Search The New Yorker for some word that doesn't appear in any recent on-line article, I found recently, and you will get the following staggeringly unidiomatic message:
I'm sorry I couldn't find that for which you were looking. |
The sad truth is that this probably is not intended as a joke. It would be a rather feeble joke, but at least as a joke it would be less pathetic than it is as an attempt to write ordinary English. I think the programmer who wrote this message was being serious. He or she may even have been instructed (God help us) to write it that way.

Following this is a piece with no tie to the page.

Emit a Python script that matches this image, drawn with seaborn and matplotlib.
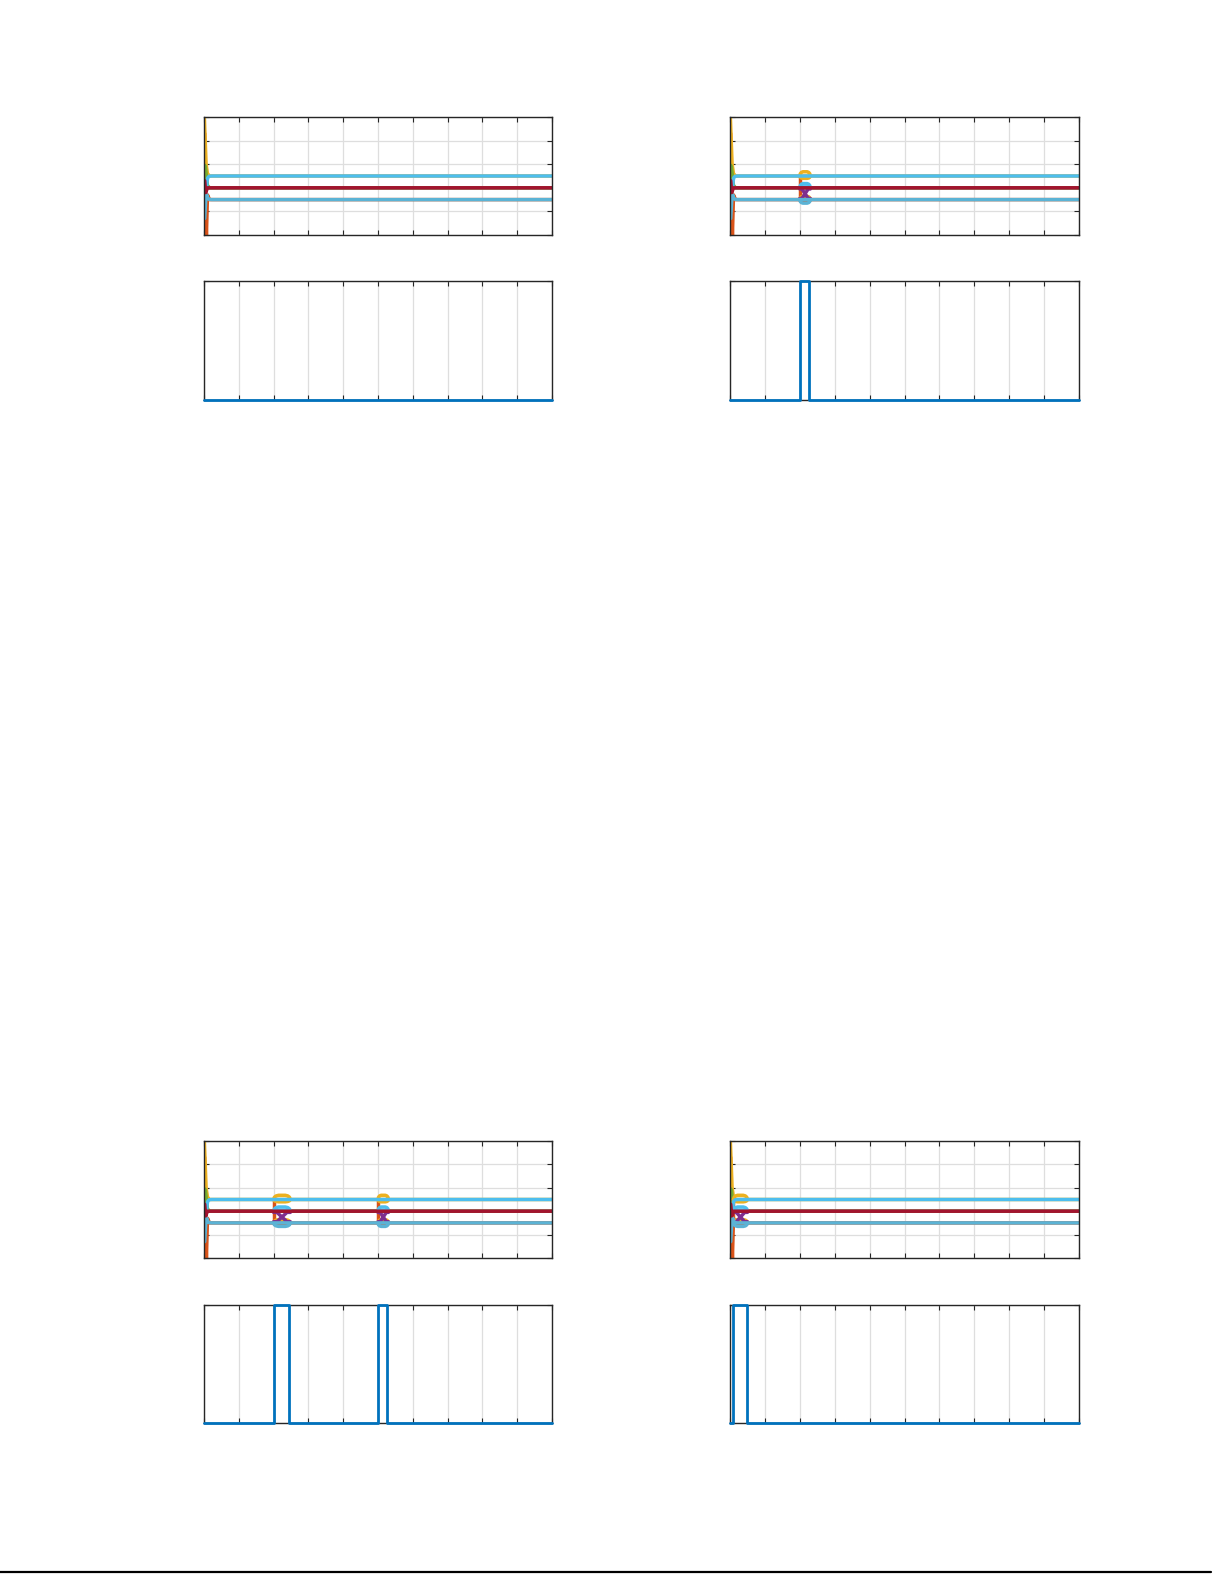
import matplotlib
matplotlib.use("Agg")
import matplotlib.pyplot as plt
from matplotlib.lines import Line2D
import seaborn as sns

sns.set_theme(style="white")

# MATLAB-like colours
c_blue = "#0072BD"
c_orange = "#D95319"
c_yellow = "#EDB120"
c_purple = "#7E2F8E"
c_green = "#77AC30"
c_cyan = "#4DBEEE"
c_cyan2 = "#5BB3D5"
c_red = "#A2142F"

# start-up transient, same in all four top panels
yel_x = [0.01, 0.03, 0.06, 0.1, 0.16, 10.0]
yel_y = [3.0, 2.2, 1.0, 0.6, 0.5, 0.5]
ora_x = [0.02, 0.035, 0.05, 0.07, 0.1, 0.16, 10.0]
ora_y = [2.3, 1.0, -0.8, -2.0, -0.3, -0.5, -0.5]
grn_x = [0.02, 0.04, 0.07, 0.1, 0.16, 10.0]
grn_y = [0.95, 0.9, 0.5, 0.1, 0.0, 0.0]
pur_x = [0.02, 0.05, 0.11, 10.0]
pur_y = [-0.2, 0.1, 0.0, 0.0]
cyu_x = [0.08, 0.09, 0.11, 0.15, 0.22, 10.0]
cyu_y = [0.0, 0.3, 0.43, 0.49, 0.5, 0.5]
cyl_x = [0.02, 0.03, 0.05, 0.08, 0.11, 0.15, 0.22, 10.0]
cyl_y = [-1.3, -1.0, -0.5, -0.3, -0.45, -0.49, -0.5, -0.5]
red_x = [0.02, 0.05, 0.1, 10.0]
red_y = [0.3, -0.2, 0.0, 0.0]

# fault events (start, end) per panel
events_tl = []
events_tr = [(2.0, 2.3)]
events_bl = [(2.0, 2.48), (5.0, 5.3)]
events_br = [(0.1, 0.5)]

# loop shape across an event (relative position, fraction of excursion)
arc_t = [0.0, 0.05, 0.15, 0.3, 0.7, 0.85, 0.95, 1.0]
arc_f = [0.0, 0.55, 0.85, 1.0, 1.0, 0.85, 0.55, 0.0]
# (colour, base level, peak level)
arcs = [
    (c_orange, -0.5, -0.6),
    (c_yellow, 0.5, 0.68),
    (c_yellow, 0.5, 0.4),
    (c_yellow, -0.5, -0.36),
    (c_cyan, 0.0, 0.18),
    (c_cyan, 0.0, 0.04),
    (c_cyan2, -0.5, -0.65),
]
# purple cross between centre and lower level
cross_a = [-0.05, -0.45]
cross_b = [-0.45, -0.05]

# gate / fault signals for the lower panels
sig_tl_x = [0, 10]
sig_tl_y = [0, 0]
sig_tr_x = [0, 2.0, 2.0, 2.25, 2.25, 10]
sig_tr_y = [0, 0, 1, 1, 0, 0]
sig_bl_x = [0, 2.0, 2.0, 2.45, 2.45, 5.0, 5.0, 5.25, 5.25, 10]
sig_bl_y = [0, 0, 1, 1, 0, 0, 1, 1, 0, 0]
sig_br_x = [0, 0.1, 0.1, 0.48, 0.48, 10]
sig_br_y = [0, 0, 1, 1, 0, 0]

x_ticks = list(range(0, 11))
top_yticks = [-2, -1, 0, 1, 2, 3]
bot_yticks = [0, 1]


def style(ax, yticks, ylim):
    ax.set_xlim(0, 10)
    ax.set_ylim(*ylim)
    ax.set_xticks(x_ticks)
    ax.set_yticks(yticks)
    ax.grid(True, color="#dedede", lw=0.9)
    ax.set_axisbelow(True)
    ax.tick_params(direction="in", length=3.5, width=0.8, color="#262626",
                   top=True, right=True, bottom=True, left=True,
                   labelbottom=False, labelleft=False)
    for s in ax.spines.values():
        s.set_color("#262626")
        s.set_linewidth(1.0)
    ax.set_xlabel("")
    ax.set_ylabel("")


def line(ax, x, y, color, lw=2.5):
    sns.lineplot(x=x, y=y, sort=False, estimator=None, color=color, lw=lw, ax=ax)


def top_panel(ax, events):
    line(ax, ora_x, ora_y, c_orange)
    line(ax, yel_x, yel_y, c_yellow)
    line(ax, pur_x, pur_y, c_purple)
    line(ax, grn_x, grn_y, c_green)
    for a, b in events:
        w = b - a
        line(ax, [a, a], [0.5, -0.5], c_orange)
        for col, base, peak in arcs:
            xs = [a + t * w for t in arc_t]
            ys = [base + f * (peak - base) for f in arc_f]
            line(ax, xs, ys, col)
        line(ax, [a, a + 0.2 * w, b - 0.2 * w, b], [cross_a[0], cross_a[0], cross_a[1], cross_a[1]], c_purple)
        line(ax, [a, a + 0.2 * w, b - 0.2 * w, b], [cross_b[0], cross_b[0], cross_b[1], cross_b[1]], c_purple)
    line(ax, cyl_x, cyl_y, c_cyan2)
    line(ax, cyu_x, cyu_y, c_cyan)
    line(ax, red_x, red_y, c_red)
    style(ax, top_yticks, (-2, 3))


def bottom_panel(ax, x, y):
    sns.lineplot(x=x, y=y, sort=False, estimator=None, color=c_blue, lw=2.0,
                 ax=ax, clip_on=False, zorder=3)
    style(ax, bot_yticks, (0, 1))


fig = plt.figure(figsize=(12.25, 15.85), dpi=100)

W = 1225.0
H = 1585.0


def box(x0, y0, x1, y1):
    return [x0 / W, 1 - y1 / H, (x1 - x0) / W, (y1 - y0) / H]


ax1 = fig.add_axes(box(204, 117, 552, 235))
ax2 = fig.add_axes(box(204, 281, 552, 400))
ax3 = fig.add_axes(box(730, 117, 1079, 235))
ax4 = fig.add_axes(box(730, 281, 1079, 400))
ax5 = fig.add_axes(box(204, 1141, 552, 1258))
ax6 = fig.add_axes(box(204, 1305, 552, 1423))
ax7 = fig.add_axes(box(730, 1141, 1079, 1258))
ax8 = fig.add_axes(box(730, 1305, 1079, 1423))

top_panel(ax1, events_tl)
bottom_panel(ax2, sig_tl_x, sig_tl_y)
top_panel(ax3, events_tr)
bottom_panel(ax4, sig_tr_x, sig_tr_y)
top_panel(ax5, events_bl)
bottom_panel(ax6, sig_bl_x, sig_bl_y)
top_panel(ax7, events_br)
bottom_panel(ax8, sig_br_x, sig_br_y)

# page rule at the bottom
fig.add_artist(Line2D([0, 1211 / W], [1 - 1572 / H, 1 - 1572 / H], color="black", lw=1.6))

fig.savefig("out.png", dpi=100)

Here are the plain linguistic facts: ??I couldn't find that for which you were looking is at the very best highly questionable (I'm almost inclined to call it syntactically ill-formed), a grotesquely clumsy substitute for the perfectly normal I couldn't find what you were looking for. The latter is normal Standard English, acceptable either spoken or written, in either informal or formal style. (Notice that both I'm and couldn't mark the search engine message as being in a relatively informal style, making it even more insane to do the that for which you were looking thing. It really is certifiably stark staring mad.)
It is important that verb-preposition idioms like look for meaning "seek" are not normally broken up, and that which is extremely rare compared to the much more normal what. It is simply astounding that a native speaker could believe otherwise. What on earth could have led the author of the text messages issued by The New Yorker's search engine to put in such a ridiculously tortured sentence?
The backstory has been told in different ways several times before on Language Log. In 1672 an influential essayist called John Dryden published a critical piece called "Defence of the epilogue" which included a catalog of alleged faults in the writing of important recent authors. In that essay he called it "a common fault" to have a "Preposition in the end of the sentence". Notice, uncontroversially, the usage was common in the 17th century. That is because it was fully grammatical then, as it is now, and it already had been for centuries. Dryden even noted that it occurred in his own writings. He had no basis whatever for his objection to it. (Unless you count "Latin doesn't permit this" as an objection. Some people seemed to feel back then that English needed a sort of makeover to turn it into a suitable rival to Latin for serious writing — a whole language community with an inferiority complex. That surely isn't relevant today.)
About a hundred years after Dryden expressed his opinion, Bishop Robert Lowth, in a grammar that became quite important, described the construction with the preposition at the front of the clause as "more graceful as well as more perspicuous", adding that it "agrees much better with the solemn and elevated style" --- though Lowth still made it extremely clear that it is normal in speech and "the familiar style in writing" (the style in which one writes I'm and couldn't rather than I am and could not). Slowly Lowth's view ossified in the writings of other grammarians. By 1800 several famous school textbooks expressed straightforward disapproval of the stranded preposition, and teachers began to teach generations of schoolchildren that it was wrong. In America (though much less in Great Britain) this belief survived from the 19th century into the 20th.
And since nothing progressive really happened in the teaching of English grammar during the 20th century, we now find ourselves, in the 21st century, confronted with educated Americans who seriously think that a search engine should say it is sorry it could not find that for which you were looking. It's staggering. It really is. And The New Yorker apparently encourages this absurd misconception about grammaticality in English. I simply can't imagine what they're thinking of. Or as they would put it, *I simply cannot imagine of what they are thinking.